SET EXERCISE: Take the lines from the head of the listing through the one bearing "i) => String(i));" and copy them exactly, leaving every picture out.

GIVEN MATERIAL:
......
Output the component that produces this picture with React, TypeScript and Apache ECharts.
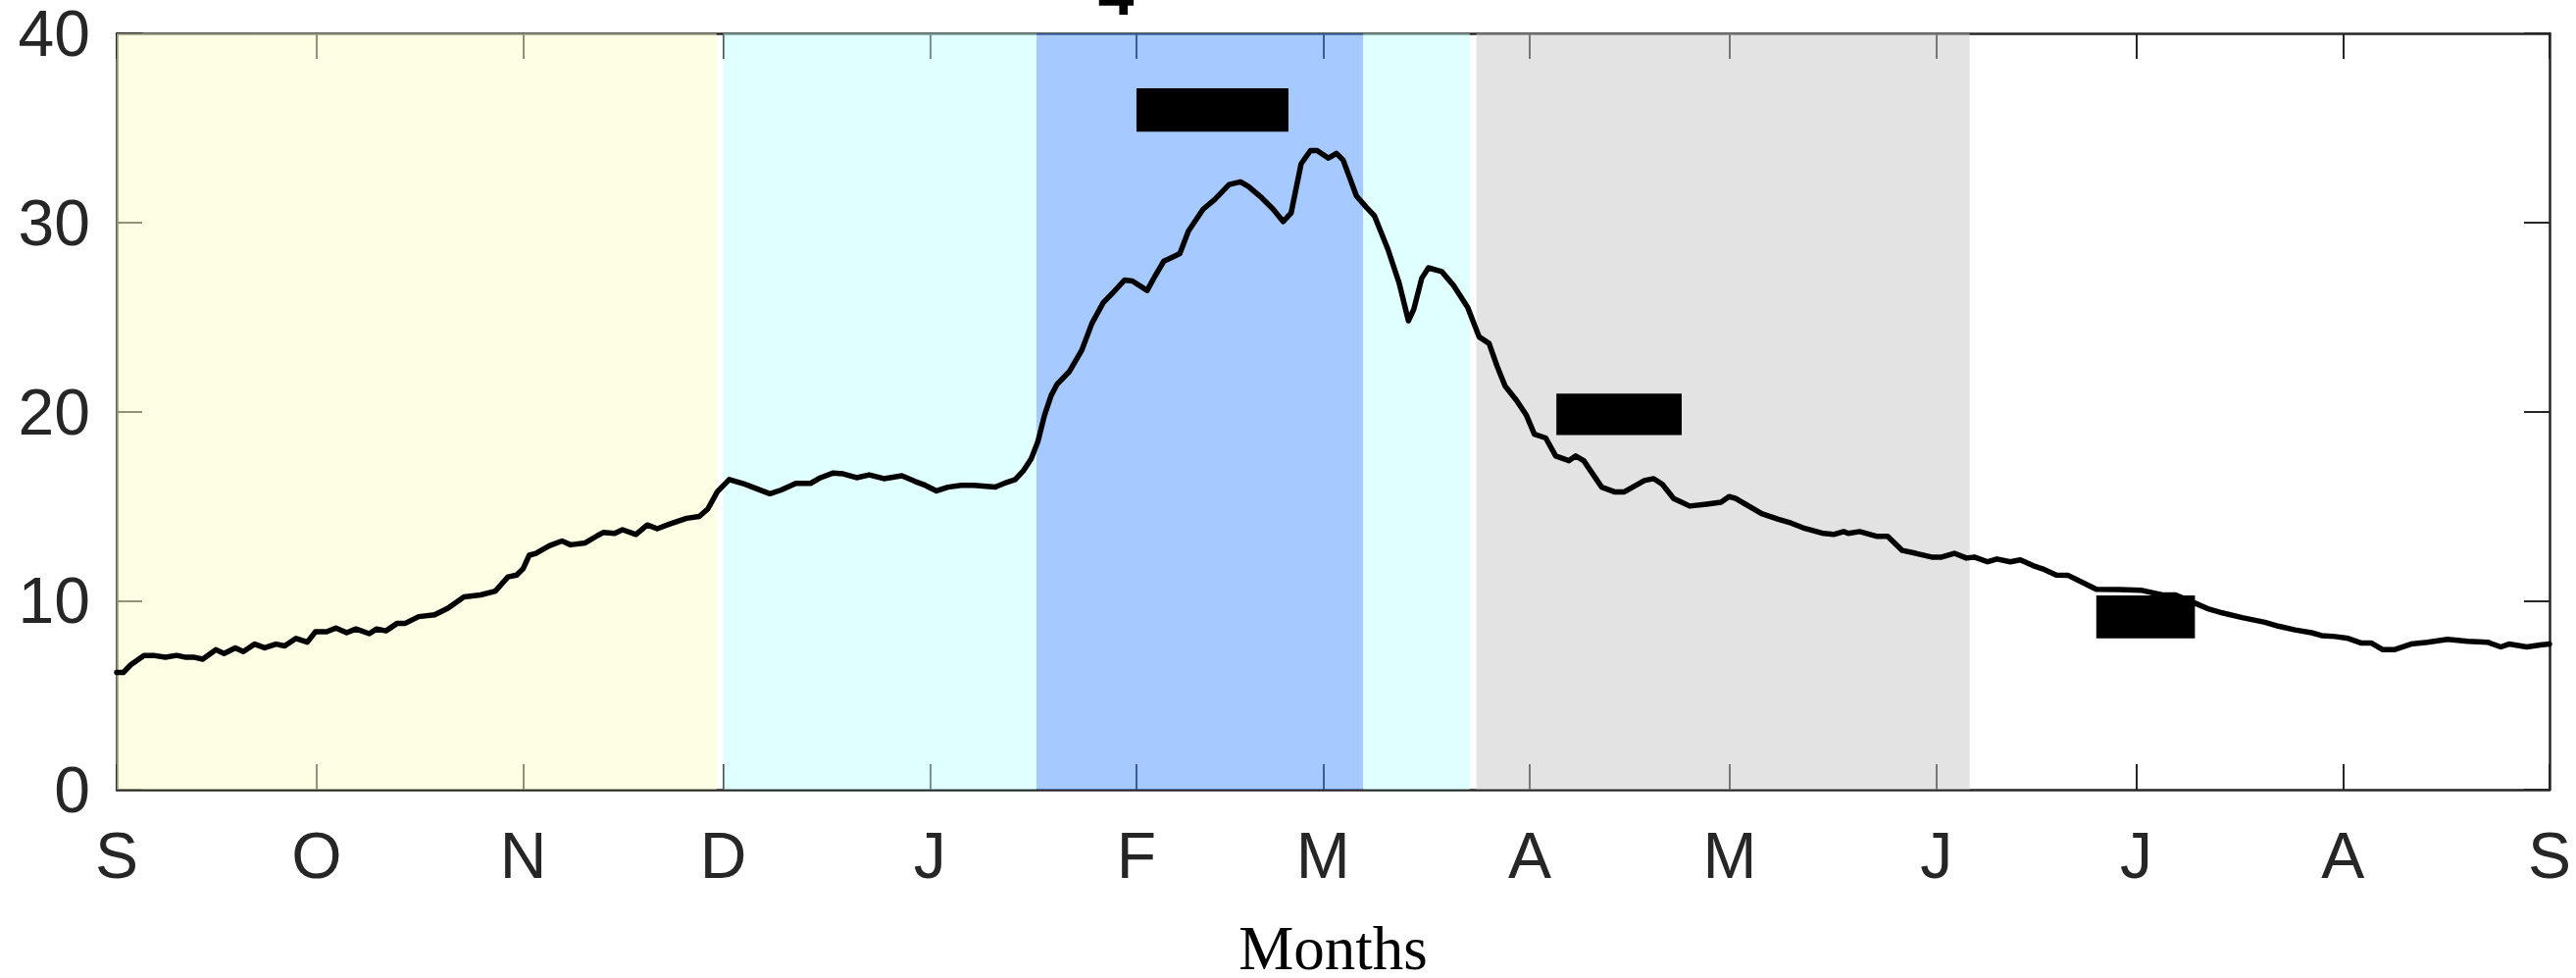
import React, { useEffect, useRef } from "react";
import * as echarts from "echarts";

// ---- data ----
const monthStarts = [0, 30, 61, 91, 122, 153, 181, 212, 242, 273, 303, 334, 365];
const monthLabels = ["S", "O", "N", "D", "J", "F", "M", "A", "M", "J", "J", "A", "S"];
const dayCategories = Array.from({ length: 366 }, (_, i) => String(i));

const curveDays = [
  0, 1, 2.1, 4.1, 5.5, 7.3, 9.0, 10.4, 11.7, 12.9, 14.9, 16.1, 17.8, 19.0, 20.7, 22.2, 23.9, 25.2, 26.9, 28.6,
  29.8, 31.5, 32.9, 34.5, 35.9, 37.9, 39.0, 40.4, 42.1, 43.3, 45.3, 47.7, 49.7, 52.1, 54.6, 56.8, 58.7, 60.0,
  61.0, 61.9, 62.9, 64.9, 66.8, 68.1, 70.3, 72.2, 73.0, 74.7, 75.9, 77.9, 79.6, 81.1, 83.0, 85.5, 87.4, 88.7,
  90.1, 91.9, 94.3, 98.0, 99.7, 101.9, 104.1, 105.6, 107.5, 109.0, 111.0, 112.9, 115.1, 117.8, 119.8, 121.3,
  123.0, 124.7, 126.7, 128.6, 131.8, 133.5, 134.8, 136.0, 137.2, 138.2, 139.2, 140.2, 141.1, 142.9, 144.8,
  146.3, 148.0, 149.5, 151.2, 152.4, 154.6, 155.6, 157.1, 158.3, 159.5, 160.8, 163.0, 164.7, 166.9, 168.6,
  169.8, 171.8, 173.5, 175.0, 176.2, 177.7, 179.1, 180.1, 181.8, 183.0, 184.0, 186.0, 187.5, 188.7, 190.7,
  192.4, 193.8, 194.6, 195.8, 196.8, 198.8, 200.5, 202.7, 204.4, 205.9, 207.1, 208.3, 210.0, 211.5, 212.7,
  214.4, 215.9, 217.9, 218.9, 220.1, 222.8, 224.7, 226.2, 229.2, 230.6, 231.9, 233.6, 236.0, 238.5, 240.7,
  241.9, 242.9, 246.8, 249.3, 251.2, 253.0, 256.1, 257.6, 259.1, 259.8, 261.5, 264.0, 265.7, 267.9, 269.9,
  272.3, 273.8, 275.7, 277.5, 278.7, 280.7, 282.1, 284.1, 285.6, 287.5, 289.0, 291.0, 292.8, 295.0, 297.0,
  300.5, 303.7, 306.9, 308.9, 311.9, 313.9, 315.9, 318.9, 322.3, 324.3, 326.8, 329.3, 330.8, 332.8, 334.8,
  336.8, 338.3, 340.0, 341.7, 344.2, 346.7, 349.7, 352.7, 355.7, 357.7, 358.9, 361.6, 363.6, 365,
];
const curveValues = [
  6.2, 6.2, 6.6, 7.1, 7.1, 7.0, 7.1, 7.0, 7.0, 6.9, 7.4, 7.2, 7.5, 7.3, 7.7, 7.5, 7.7, 7.6, 8.0, 7.8,
  8.35, 8.35, 8.55, 8.3, 8.5, 8.25, 8.5, 8.4, 8.8, 8.8, 9.15, 9.25, 9.6, 10.2, 10.3, 10.5, 11.25, 11.35,
  11.7, 12.4, 12.5, 12.9, 13.15, 12.95, 13.05, 13.45, 13.6, 13.55, 13.75, 13.5, 14.0, 13.8, 14.05, 14.35, 14.45, 14.85,
  15.75, 16.4, 16.15, 15.65, 15.85, 16.2, 16.2, 16.5, 16.75, 16.7, 16.5, 16.65, 16.45, 16.6, 16.3, 16.1,
  15.8, 16.0, 16.1, 16.1, 16.0, 16.25, 16.4, 16.85, 17.5, 18.4, 19.8, 20.85, 21.45, 22.1, 23.25,
  24.65, 25.75, 26.3, 26.95, 26.9, 26.4, 27.05, 27.95, 28.15, 28.35, 29.55, 30.7, 31.2, 32.0, 32.15,
  31.9, 31.3, 30.7, 30.05, 30.5, 33.1, 33.8, 33.8, 33.4, 33.65, 33.3, 31.4, 30.8, 30.35, 28.6,
  26.8, 24.8, 25.4, 27.05, 27.6, 27.4, 26.7, 25.5, 23.95, 23.6, 22.4, 21.35, 20.6, 19.8, 18.8,
  18.6, 17.65, 17.4, 17.65, 17.4, 16.0, 15.75, 15.75, 16.35, 16.45, 16.15, 15.4, 15.0, 15.1, 15.2,
  15.5, 15.4, 14.6, 14.3, 14.1, 13.85, 13.55, 13.5, 13.65, 13.55, 13.65, 13.4, 13.4, 12.65, 12.5,
  12.3, 12.3, 12.5, 12.25, 12.3, 12.05, 12.2, 12.05, 12.15, 11.85, 11.67, 11.35, 11.33, 10.95, 10.6,
  10.58, 10.55, 10.3, 10.3, 9.85, 9.55, 9.35, 9.1, 8.85, 8.65, 8.45, 8.3, 8.15, 8.1, 8.0,
  7.75, 7.75, 7.4, 7.4, 7.7, 7.8, 7.95, 7.85, 7.8, 7.55, 7.7, 7.55, 7.65, 7.7,
];

// shaded periods (day ranges)
const periodStart = [0, 91, 138, 187, 204];
const periodEnd = [90, 138, 187, 203, 278];

// black bars: [startDay, endDay, low, high]
const barStart = [153, 216, 297];
const barEnd = [175.8, 234.8, 311.8];
const barLow = [34.8, 18.75, 8.0];
const barHigh = [37.1, 20.95, 10.27];

const yTicks = [0, 10, 20, 30, 40];

// ---- styles ----
const periodColors = [
  "rgba(253,253,203,0.5)",
  "rgba(193,255,255,0.5)",
  "rgba(77,149,255,0.5)",
  "rgba(193,255,255,0.5)",
  "rgba(199,199,199,0.5)",
];
const AXIS_COLOR = "#262626";
const SANS = "Arial, 'Liberation Sans', Helvetica, sans-serif";
const SERIF = "'Times New Roman', 'Liberation Serif', serif";

export default function App() {
  const ref = useRef<HTMLDivElement>(null);

  useEffect(() => {
    if (!ref.current) return;
    const chart = echarts.init(ref.current, undefined, { renderer: "svg" });

    const isMonthStart = (index: number) => monthStarts.indexOf(index) >= 0;
    const monthFormatter = (value: string) => {
      const i = monthStarts.indexOf(Number(value));
      return i >= 0 ? monthLabels[i] : "";
    };

    const lineData = curveDays.map((d, i) => [d, curveValues[i]]);
    const barData = barStart.map((s, i) => [s, barEnd[i], barLow[i], barHigh[i]]);
    const areaData = periodStart.map((s, i) => [
      { xAxis: s, itemStyle: { color: periodColors[i] } },
      { xAxis: periodEnd[i] },
    ]);

    const tickStyle = { show: true, inside: true, length: 26, lineStyle: { color: AXIS_COLOR, width: 2 } };
    const lineStyleAxis = { show: true, onZero: false, lineStyle: { color: AXIS_COLOR, width: 2.5 } };

    chart.setOption({
      animation: false,
      backgroundColor: "#ffffff",
      grid: { left: 119, right: 27, top: 34, bottom: 192, outerBoundsMode: "none", containLabel: false },
      graphic: [
        {
          type: "text",
          x: 1138,
          y: -8,
          style: {
            text: "4",
            fill: "#000",
            fontSize: 66,
            fontWeight: "bold",
            fontFamily: SANS,
            align: "center",
            verticalAlign: "middle",
            textAlign: "center",
            textVerticalAlign: "middle",
          },
        },
      ],
      xAxis: [
        {
          type: "value",
          min: 0,
          max: 365,
          show: false,
          splitLine: { show: false },
        },
        {
          type: "category",
          data: dayCategories,
          boundaryGap: false,
          position: "bottom",
          axisLine: lineStyleAxis,
          axisTick: { ...tickStyle, interval: (index: number) => isMonthStart(index) },
          axisLabel: {
            interval: (index: number) => isMonthStart(index),
            formatter: monthFormatter,
            fontSize: 66,
            lineHeight: 56,
            fontFamily: SANS,
            color: AXIS_COLOR,
            margin: 39,
          },
          splitLine: { show: false },
          name: "Months",
          nameLocation: "middle",
          nameGap: 135,
          nameTextStyle: { fontFamily: SERIF, fontSize: 63, lineHeight: 54, color: "#000" },
        },
        {
          type: "category",
          data: dayCategories,
          boundaryGap: false,
          position: "top",
          axisLine: lineStyleAxis,
          axisTick: { ...tickStyle, interval: (index: number) => isMonthStart(index) },
          axisLabel: { show: false },
          splitLine: { show: false },
        },
      ],
      yAxis: [
        {
          type: "value",
          min: yTicks[0],
          max: yTicks[yTicks.length - 1],
          interval: 10,
          position: "left",
          axisLine: lineStyleAxis,
          axisTick: tickStyle,
          axisLabel: { fontSize: 66, lineHeight: 54, fontFamily: SANS, color: AXIS_COLOR, margin: 27 },
          splitLine: { show: false },
        },
        {
          type: "value",
          min: yTicks[0],
          max: yTicks[yTicks.length - 1],
          interval: 10,
          position: "right",
          axisLine: lineStyleAxis,
          axisTick: tickStyle,
          axisLabel: { show: false },
          splitLine: { show: false },
        },
      ],
      series: [
        {
          type: "line",
          xAxisIndex: 0,
          yAxisIndex: 0,
          data: lineData,
          showSymbol: false,
          symbol: "none",
          smooth: false,
          z: 3,
          lineStyle: { color: "#000", width: 5.5, join: "round", cap: "round" },
          markArea: {
            silent: true,
            z: 1,
            itemStyle: { borderWidth: 0 },
            data: areaData,
          },
        },
        {
          type: "custom",
          xAxisIndex: 0,
          yAxisIndex: 0,
          z: 4,
          silent: true,
          data: barData,
          encode: { x: [0, 1], y: [2, 3] },
          renderItem: (params: any, api: any) => {
            const p1 = api.coord([api.value(0), api.value(3)]);
            const p2 = api.coord([api.value(1), api.value(2)]);
            return {
              type: "rect",
              shape: { x: p1[0], y: p1[1], width: p2[0] - p1[0], height: p2[1] - p1[1] },
              style: { fill: "#000" },
            };
          },
        },
      ],
    });

    return () => chart.dispose();
  }, []);

  return (
    <div
      ref={ref}
      style={{ position: "absolute", left: 0, top: 0, width: 2627, height: 997, background: "#fff" }}
    />
  );
}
......
EXERCISE SOLUTION:
Output the component that produces this picture with React, TypeScript and Apache ECharts.
import React, { useEffect, useRef } from "react";
import * as echarts from "echarts";

// ---- data ----
const monthStarts = [0, 30, 61, 91, 122, 153, 181, 212, 242, 273, 303, 334, 365];
const monthLabels = ["S", "O", "N", "D", "J", "F", "M", "A", "M", "J", "J", "A", "S"];
const dayCategories = Array.from({ length: 366 }, (_, i) => String(i));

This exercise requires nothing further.